🤖 AI Summary
This study addresses the challenge that multimodal models struggle to reliably bind textual prompts (e.g., “image”) to their corresponding input modalities, resulting in inadequate source modality tracking. The work formally defines and empirically investigates the “source modality monitoring” problem for the first time, introducing an evaluation paradigm grounded in target-modality information retrieval. By integrating syntactic manipulation with semantic perturbation, the authors systematically assess binding mechanisms across eleven prominent vision-language models. Their findings reveal that semantic cues dominate the binding process when modality distributions exhibit significant divergence, consistently outweighing syntactic signals.
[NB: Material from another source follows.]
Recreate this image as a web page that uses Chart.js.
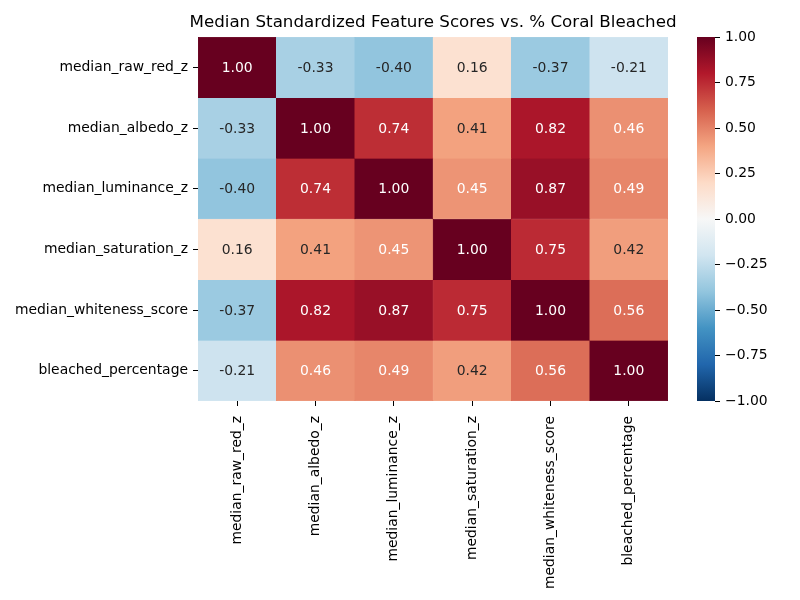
<!DOCTYPE html>
<html>
<head>
<meta charset="utf-8">
<script src="https://cdn.jsdelivr.net/npm/chart.js@4.4.0/dist/chart.umd.min.js"></script>
<style>
  html, body { margin: 0; padding: 0; background: #ffffff; overflow: hidden; }
  #wrap { position: relative; width: 800px; height: 600px; background: #ffffff; overflow: hidden; }
  canvas { position: absolute; left: 0; top: 0; }
</style>
</head>
<body>
<div id="wrap">
  <canvas id="heat" width="866" height="600"></canvas>
  <canvas id="cbar" width="800" height="600"></canvas>
</div>
<script>
// ---- data ----
const features = ['median_raw_red_z', 'median_albedo_z', 'median_luminance_z', 'median_saturation_z', 'median_whiteness_score', 'bleached_percentage'];
const rowRawRed     = [ 1.00, -0.33, -0.40, 0.16, -0.37, -0.21];
const rowAlbedo     = [-0.33,  1.00,  0.74, 0.41,  0.82,  0.46];
const rowLuminance  = [-0.40,  0.74,  1.00, 0.45,  0.87,  0.49];
const rowSaturation = [ 0.16,  0.41,  0.45, 1.00,  0.75,  0.42];
const rowWhiteness  = [-0.37,  0.82,  0.87, 0.75,  1.00,  0.56];
const rowBleached   = [-0.21,  0.46,  0.49, 0.42,  0.56,  1.00];
const colorbarTicks = [-1.00, -0.75, -0.50, -0.25, 0.00, 0.25, 0.50, 0.75, 1.00];
const vmin = -1, vmax = 1;

const matrix = [rowRawRed, rowAlbedo, rowLuminance, rowSaturation, rowWhiteness, rowBleached];

// RdBu_r colormap anchors (from -1 to 1)
const anchors = ['#053061','#2166ac','#4393c3','#92c5de','#d1e5f0','#f7f7f7','#fddbc7','#f4a582','#d6604d','#b2182b','#67001f'];
function hexToRgb(h) { return [parseInt(h.slice(1,3),16), parseInt(h.slice(3,5),16), parseInt(h.slice(5,7),16)]; }
const anchorRgb = anchors.map(hexToRgb);
function cmap(v) {
  let t = (v - vmin) / (vmax - vmin);
  t = Math.max(0, Math.min(1, t));
  const pos = t * (anchorRgb.length - 1);
  const i = Math.min(Math.floor(pos), anchorRgb.length - 2);
  const f = pos - i;
  const a = anchorRgb[i], b = anchorRgb[i + 1];
  return [0,1,2].map(k => a[k] + (b[k] - a[k]) * f);
}
function rgbStr(c) { return 'rgb(' + c.map(x => Math.round(x)).join(',') + ')'; }
function luminance(c) {
  const l = c.map(x => { x = x / 255; return x <= 0.03928 ? x / 12.92 : Math.pow((x + 0.055) / 1.055, 2.4); });
  return 0.2126 * l[0] + 0.7152 * l[1] + 0.0722 * l[2];
}

const FONT = 'DejaVu Sans';
const TICK_SIZE = 13.9;

// ---- heatmap ----
const datasets = matrix.map((row, r) => ({
  label: features[r],
  data: row.map(() => [r, r + 1]),
  backgroundColor: row.map(v => rgbStr(cmap(v))),
  borderColor: row.map(v => rgbStr(cmap(v))),
  borderWidth: 0.5,
  borderSkipped: false,
  barPercentage: 1.0,
  categoryPercentage: 1.0,
  grouped: false
}));

const annotatePlugin = {
  id: 'annotate',
  afterDatasetsDraw(chart) {
    const ctx = chart.ctx;
    const xs = chart.scales.x, ys = chart.scales.y;
    ctx.save();
    ctx.font = TICK_SIZE + 'px "' + FONT + '"';
    ctx.textAlign = 'center';
    ctx.textBaseline = 'middle';
    matrix.forEach((row, r) => {
      row.forEach((v, c) => {
        const col = cmap(v);
        ctx.fillStyle = luminance(col) > 0.408 ? '#262626' : '#ffffff';
        ctx.fillText(v.toFixed(2), xs.getPixelForValue(c), ys.getPixelForValue(r + 0.5) + 1);
      });
    });
    ctx.restore();
  }
};

new Chart(document.getElementById('heat'), {
  type: 'bar',
  data: { labels: features, datasets: datasets },
  options: {
    responsive: false,
    animation: false,
    devicePixelRatio: 1,
    layout: { padding: { left: 0, right: 0, top: 0, bottom: 0 } },
    plugins: {
      legend: { display: false },
      tooltip: { enabled: false },
      title: {
        display: true,
        text: 'Median Standardized Feature Scores vs. % Coral Bleached',
        fullSize: true,
        color: '#000000',
        font: { family: FONT, size: 16.7, weight: 'normal' },
        padding: { top: 13, bottom: 4 }
      }
    },
    scales: {
      x: {
        type: 'category',
        offset: true,
        grid: { display: true, drawOnChartArea: false, drawTicks: true, tickLength: 5, color: '#000000', offset: false, tickWidth: 1 },
        border: { display: false },
        ticks: {
          color: '#000000', font: { family: FONT, size: TICK_SIZE },
          minRotation: 90, maxRotation: 90, autoSkip: false, padding: 10
        },
        afterFit(scale) { scale.height = 199; }
      },
      y: {
        type: 'linear',
        min: 0, max: 6, reverse: true,
        grid: { display: true, drawOnChartArea: false, drawTicks: true, tickLength: 5, color: '#000000', tickWidth: 1 },
        border: { display: false },
        afterBuildTicks(scale) { scale.ticks = features.map((_, i) => ({ value: i + 0.5 })); },
        ticks: {
          color: '#000000', font: { family: FONT, size: TICK_SIZE }, padding: 5, autoSkip: false,
          callback: (value, index) => features[index]
        },
        afterFit(scale) { scale.width = 198; }
      },
      spacer: {
        type: 'linear', position: 'right', display: true, min: 0, max: 1,
        grid: { display: false }, border: { display: false }, ticks: { display: false },
        afterFit(scale) { scale.width = 198; }
      }
    }
  },
  plugins: [annotatePlugin]
});

// ---- colorbar ----
new Chart(document.getElementById('cbar'), {
  type: 'bar',
  data: {
    labels: [''],
    datasets: [{
      data: [[vmin, vmax]],
      backgroundColor: (ctx) => {
        const ca = ctx.chart.chartArea;
        if (!ca) return anchors[5];
        const g = ctx.chart.ctx.createLinearGradient(0, ca.bottom, 0, ca.top);
        anchors.forEach((a, i) => g.addColorStop(i / (anchors.length - 1), a));
        return g;
      },
      borderWidth: 0,
      barPercentage: 1.0,
      categoryPercentage: 1.0
    }]
  },
  options: {
    responsive: false,
    animation: false,
    devicePixelRatio: 1,
    layout: { padding: { left: 697, right: 0, top: 37, bottom: 199 } },
    plugins: { legend: { display: false }, tooltip: { enabled: false }, title: { display: false } },
    scales: {
      x: { type: 'category', display: false },
      y: {
        type: 'linear', position: 'right', min: vmin, max: vmax,
        grid: { display: true, drawOnChartArea: false, drawTicks: true, tickLength: 5, color: '#000000', tickWidth: 1 },
        border: { display: false },
        afterBuildTicks(scale) { scale.ticks = colorbarTicks.map(v => ({ value: v })); },
        ticks: {
          color: '#000000', font: { family: FONT, size: TICK_SIZE }, padding: 5,
          callback: (value) => (value < 0 ? '\u2212' : '') + Math.abs(value).toFixed(2)
        },
        afterFit(scale) { scale.width = 85; }
      }
    }
  }
});
</script>
</body>
</html>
These insights offer critical evidence and a novel perspective for enhancing the reliability and robustness of multimodal agents.
📝 Abstract
We define and investigate source-modality monitoring -- the ability of multimodal models to track and communicate the input source from which pieces of information originate. We consider source-modality monitoring as an instance of the more general binding problem, and evaluate the extent to which models exploit syntactic vs. semantic signals in order to bind words like image in a user-provided prompt to specific components of their input and context (i.e., actual images). Across experiments spanning 11 vision-language models (VLMs) performing target-modality information retrieval tasks, we find that both syntactic and semantic signals play an important role, but that the latter tend to outweigh the former in cases when modalities are highly distinct distributionally. We discuss the implications of these findings for model robustness, and in the context of increasingly multimodal agentic systems.